SHORT TASK – Skip all pictures. Write out the data below from its first line through the line that contains "volume_err = [49, 35, 35, 37.5]".

DATA EXCERPT –
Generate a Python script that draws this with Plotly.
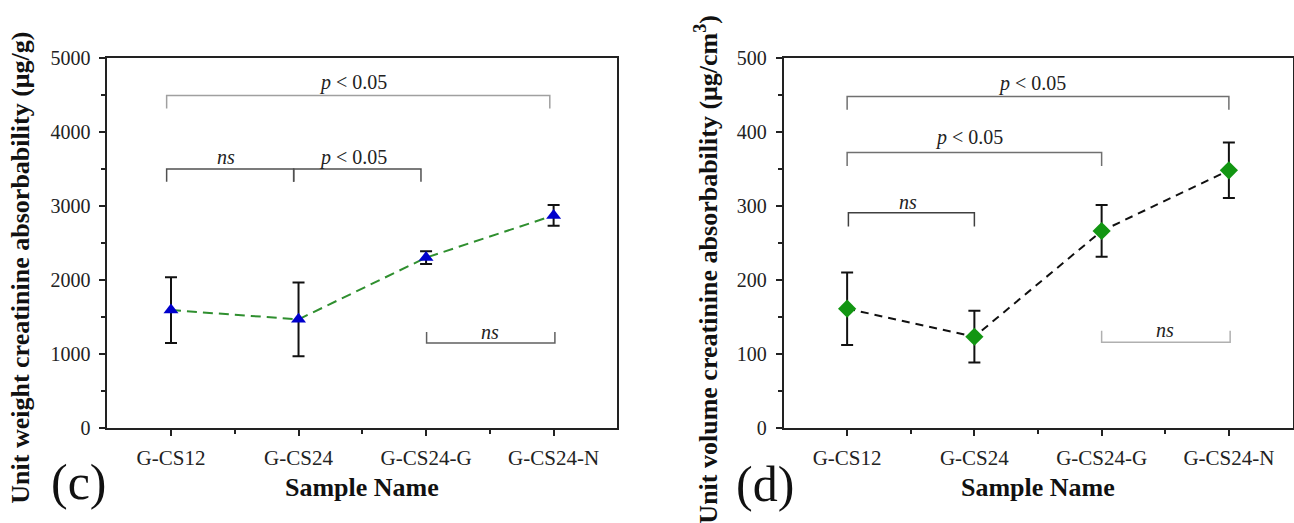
import plotly.graph_objects as go

# ---------------- data ----------------
samples = ["G-CS12", "G-CS24", "G-CS24-G", "G-CS24-N"]
xpos = [0, 1, 2, 3]

weight_mean = [1590, 1465, 2300, 2870]
weight_err = [443, 500, 87, 140]

volume_mean = [161, 123, 266, 348]
volume_err = [49, 35, 35, 37.5]

# significance brackets: start, end, level, end-tip level, label, label x, label y
c_br_x0 = [-0.034, -0.034, 0.962, 2.004]
c_br_x1 = [2.97, 0.962, 1.96, 3.01]
c_br_y = [4491, 3497, 3497, 1144]
c_br_tip = [4318, 3325, 3325, 1295]
c_br_lab = ["<i>p</i> < 0.05", "<i>ns</i>", "<i>p</i> < 0.05", "<i>ns</i>"]
c_lab_x = [1.425, 0.43, 1.425, 2.50]
c_lab_y = [4663, 3657, 3657, 1300]
c_br_col = ["#a0a0a0", "#505050", "#505050", "#606060"]

d_br_x0 = [0.0, 0.0, 0.01, 2.0]
d_br_x1 = [3.0, 2.0, 1.0, 3.01]
d_br_y = [448, 372, 290.5, 115.5]
d_br_tip = [430, 354, 272, 131]
d_br_lab = ["<i>p</i> < 0.05", "<i>p</i> < 0.05", "<i>ns</i>", "<i>ns</i>"]
d_lab_x = [1.456, 0.957, 0.48, 2.50]
d_lab_y = [466, 393, 305.5, 132]
d_br_col = ["#707070", "#707070", "#404040", "#b0b0b0"]

SERIF = "Liberation Serif, Times New Roman, serif"
W, H = 1294, 523

fig = go.Figure()

fig.add_trace(go.Scatter(
    x=xpos, y=weight_mean, mode="lines+markers",
    line=dict(color="#2f8f2f", width=2, dash="10px,6px"),
    marker=dict(symbol="triangle-up", size=13, color="#0000cc"),
    error_y=dict(type="data", array=weight_err, visible=True,
                 color="#111111", thickness=2, width=6),
    xaxis="x", yaxis="y", showlegend=False))

fig.add_trace(go.Scatter(
    x=xpos, y=volume_mean, mode="lines+markers",
    line=dict(color="#111111", width=2, dash="8px,6px"),
    marker=dict(symbol="diamond", size=14, color="#129612"),
    error_y=dict(type="data", array=volume_err, visible=True,
                 color="#111111", thickness=2, width=6),
    xaxis="x2", yaxis="y2", showlegend=False))

shapes = []
annotations = []

def add_brackets(x0s, x1s, ys, tips, labs, lx, ly, cols, xr, yr):
    for a, b, y, t, lab, tx, ty, c in zip(x0s, x1s, ys, tips, labs, lx, ly, cols):
        shapes.append(dict(type="path", xref=xr, yref=yr,
                           path=f"M {a},{t} L {a},{y} L {b},{y} L {b},{t}",
                           line=dict(color=c, width=1.5)))
        annotations.append(dict(x=tx, y=ty, xref=xr, yref=yr, text=lab,
                                showarrow=False, xanchor="center", yanchor="middle",
                                font=dict(family=SERIF, size=20, color="#222222")))

add_brackets(c_br_x0, c_br_x1, c_br_y, c_br_tip, c_br_lab, c_lab_x, c_lab_y, c_br_col, "x", "y")
add_brackets(d_br_x0, d_br_x1, d_br_y, d_br_tip, d_br_lab, d_lab_x, d_lab_y, d_br_col, "x2", "y2")

def px(xp):
    return xp / W

def py(yp):
    return (H - yp) / H

# axis titles & panel labels
title_font = dict(family=SERIF, size=26, color="#111111")
annotations += [
    dict(x=px(21), y=py(268), xref="paper", yref="paper", textangle=-90,
         text="<b>Unit weight creatinine absorbability (μg/g)</b>", showarrow=False,
         xanchor="center", yanchor="middle", font=title_font),
    dict(x=px(707), y=py(270), xref="paper", yref="paper", textangle=-90,
         text="<b>Unit volume creatinine absorbability (μg/cm<sup>3</sup>)</b>", showarrow=False,
         xanchor="center", yanchor="middle", font=title_font),
    dict(x=px(362), y=py(497), xref="paper", yref="paper",
         text="<b>Sample Name</b>", showarrow=False,
         xanchor="center", yanchor="middle", font=title_font),
    dict(x=px(1038), y=py(497), xref="paper", yref="paper",
         text="<b>Sample Name</b>", showarrow=False,
         xanchor="center", yanchor="middle", font=title_font),
    dict(x=px(79), y=py(492), xref="paper", yref="paper",
         text="(c)", showarrow=False, xanchor="center", yanchor="middle",
         font=dict(family=SERIF, size=50, color="#111111")),
    dict(x=px(765), y=py(494), xref="paper", yref="paper",
         text="(d)", showarrow=False, xanchor="center", yanchor="middle",
         font=dict(family=SERIF, size=50, color="#111111")),
]

tickfont = dict(family=SERIF, size=21, color="#222222")
common_x = dict(range=[-0.5, 3.5], tickmode="array", tickvals=xpos, ticktext=samples,
                showline=True, linecolor="#222222", linewidth=1.6, mirror=True,
                ticks="outside", ticklen=6, tickwidth=1.5, tickcolor="#222222",
                showgrid=False, zeroline=False, tickfont=tickfont, ticklabelstandoff=4,
                minor=dict(tickmode="array", tickvals=[0.5, 1.5, 2.5], ticks="outside",
                           ticklen=4, tickwidth=1.5, tickcolor="#222222", showgrid=False))
common_y = dict(showline=True, linecolor="#222222", linewidth=1.6, mirror=True,
                ticks="outside", ticklen=6, tickwidth=1.5, tickcolor="#222222",
                showgrid=False, zeroline=False,
                tickfont=dict(family=SERIF, size=20, color="#222222"), ticklabelstandoff=5)

ydom = [py(435), py(49)]

fig.update_layout(
    width=W, height=H,
    margin=dict(l=0, r=0, t=0, b=0),
    paper_bgcolor="white", plot_bgcolor="white",
    xaxis=dict(domain=[px(107.2), px(617.4)], anchor="y", **common_x),
    yaxis=dict(domain=ydom, anchor="x", range=[0, 5000], dtick=1000,
               minor=dict(dtick=500, ticks="outside", ticklen=4, tickwidth=1.5,
                          tickcolor="#222222", showgrid=False),
               **common_y),
    xaxis2=dict(domain=[px(783.5), px(1292.5)], anchor="y2", **common_x),
    yaxis2=dict(domain=ydom, anchor="x2", range=[0, 500], dtick=100,
                minor=dict(dtick=50, ticks="outside", ticklen=4, tickwidth=1.5,
                           tickcolor="#222222", showgrid=False),
                **common_y),
    shapes=shapes,
    annotations=annotations,
)

fig.write_html("out.html")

TASK RESULT –
Generate a Python script that draws this with Plotly.
import plotly.graph_objects as go

# ---------------- data ----------------
samples = ["G-CS12", "G-CS24", "G-CS24-G", "G-CS24-N"]
xpos = [0, 1, 2, 3]

weight_mean = [1590, 1465, 2300, 2870]
weight_err = [443, 500, 87, 140]

volume_mean = [161, 123, 266, 348]
volume_err = [49, 35, 35, 37.5]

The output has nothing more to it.